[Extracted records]
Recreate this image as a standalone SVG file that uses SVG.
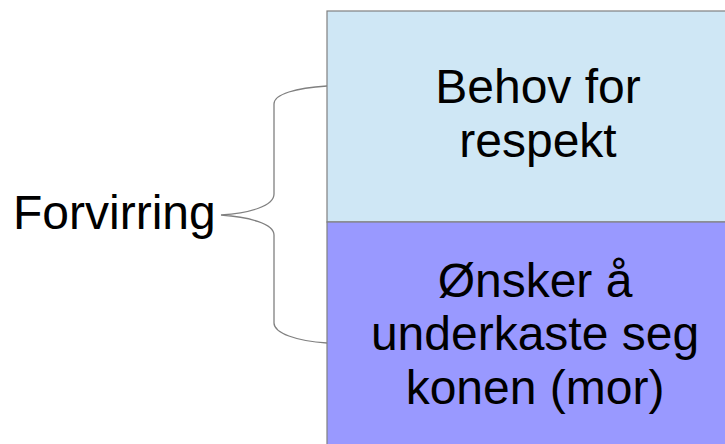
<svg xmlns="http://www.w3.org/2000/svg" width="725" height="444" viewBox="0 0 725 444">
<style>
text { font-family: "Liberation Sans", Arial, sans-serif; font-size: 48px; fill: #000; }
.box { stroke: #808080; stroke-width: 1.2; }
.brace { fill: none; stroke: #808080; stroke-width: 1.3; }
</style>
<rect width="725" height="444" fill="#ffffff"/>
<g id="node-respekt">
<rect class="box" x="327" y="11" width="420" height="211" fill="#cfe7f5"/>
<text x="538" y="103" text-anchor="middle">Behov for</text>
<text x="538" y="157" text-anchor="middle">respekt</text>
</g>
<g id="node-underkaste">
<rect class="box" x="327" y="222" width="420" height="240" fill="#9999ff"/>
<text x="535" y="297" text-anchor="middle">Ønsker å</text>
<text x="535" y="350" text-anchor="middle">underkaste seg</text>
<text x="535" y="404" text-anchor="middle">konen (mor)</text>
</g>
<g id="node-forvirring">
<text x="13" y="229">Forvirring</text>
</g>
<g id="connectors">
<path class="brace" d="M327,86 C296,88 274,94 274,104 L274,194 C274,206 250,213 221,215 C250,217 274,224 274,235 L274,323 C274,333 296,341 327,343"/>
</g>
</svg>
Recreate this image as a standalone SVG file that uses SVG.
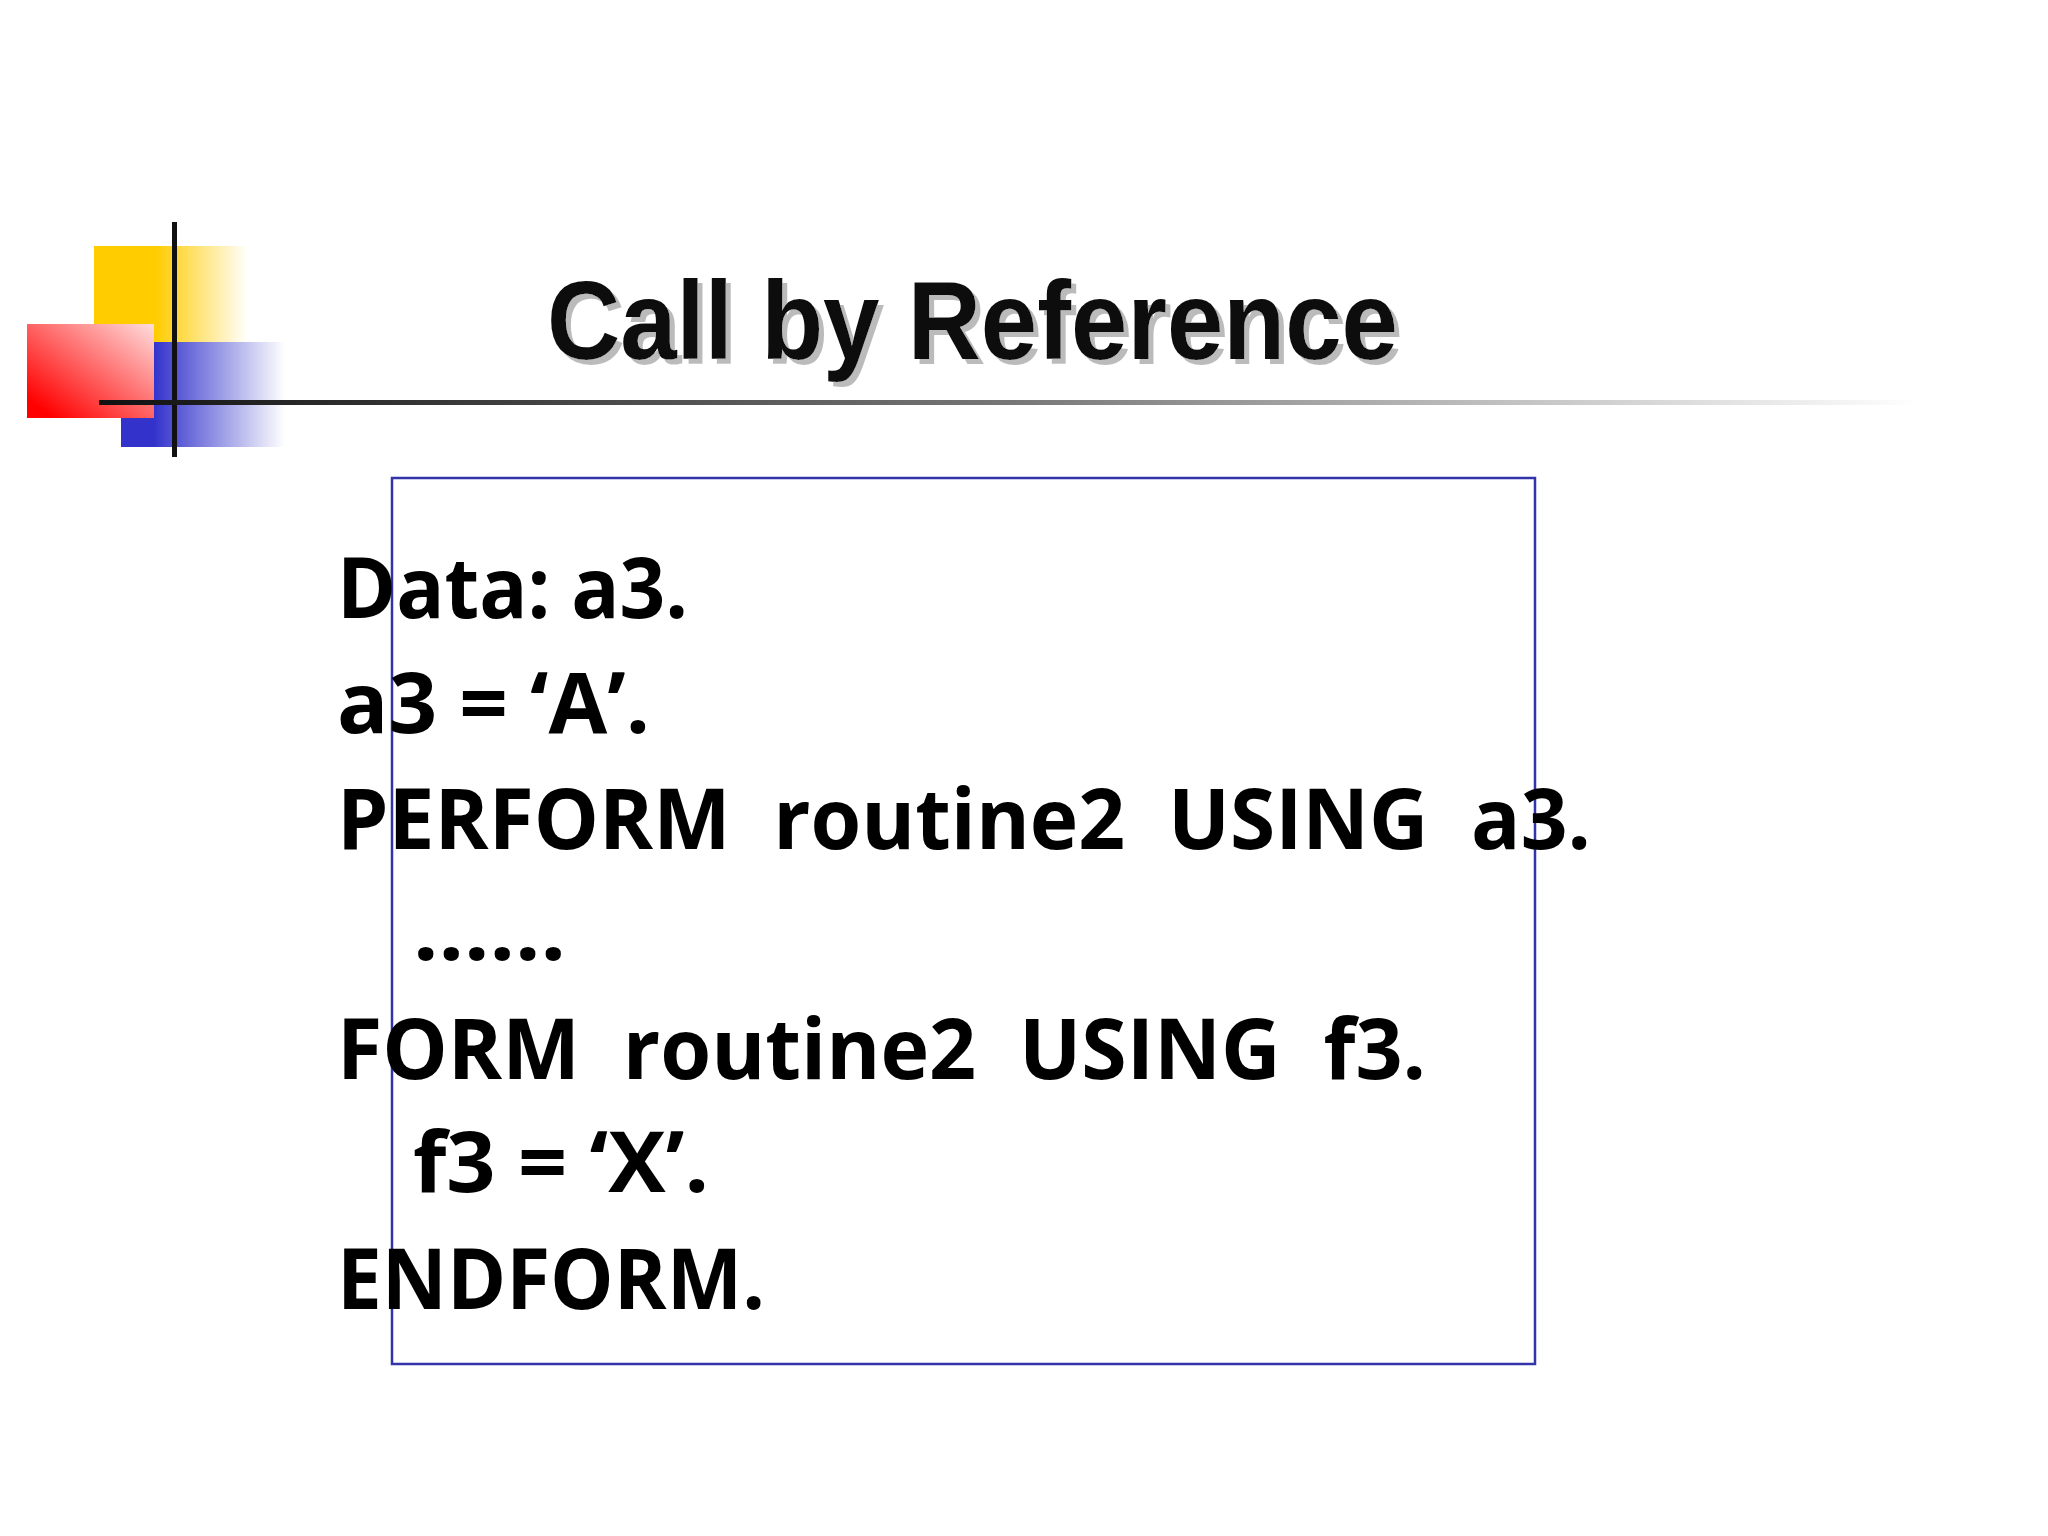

GIVEN PROBLEM: All of the material above is to be copied exactly, except for its images.

THE REPLY:
Recreate this image as a standalone SVG file that uses SVG.
<svg xmlns="http://www.w3.org/2000/svg" width="725" height="444" viewBox="0 0 725 444">
<style>
text { font-family: "Liberation Sans", Arial, sans-serif; font-size: 48px; fill: #000; }
.box { stroke: #808080; stroke-width: 1.2; }
.brace { fill: none; stroke: #808080; stroke-width: 1.3; }
</style>
<rect width="725" height="444" fill="#ffffff"/>
<g id="node-respekt">
<rect class="box" x="327" y="11" width="420" height="211" fill="#cfe7f5"/>
<text x="538" y="103" text-anchor="middle">Behov for</text>
<text x="538" y="157" text-anchor="middle">respekt</text>
</g>
<g id="node-underkaste">
<rect class="box" x="327" y="222" width="420" height="240" fill="#9999ff"/>
<text x="535" y="297" text-anchor="middle">Ønsker å</text>
<text x="535" y="350" text-anchor="middle">underkaste seg</text>
<text x="535" y="404" text-anchor="middle">konen (mor)</text>
</g>
<g id="node-forvirring">
<text x="13" y="229">Forvirring</text>
</g>
<g id="connectors">
<path class="brace" d="M327,86 C296,88 274,94 274,104 L274,194 C274,206 250,213 221,215 C250,217 274,224 274,235 L274,323 C274,333 296,341 327,343"/>
</g>
</svg>
Recreate this image as a standalone SVG file that uses SVG.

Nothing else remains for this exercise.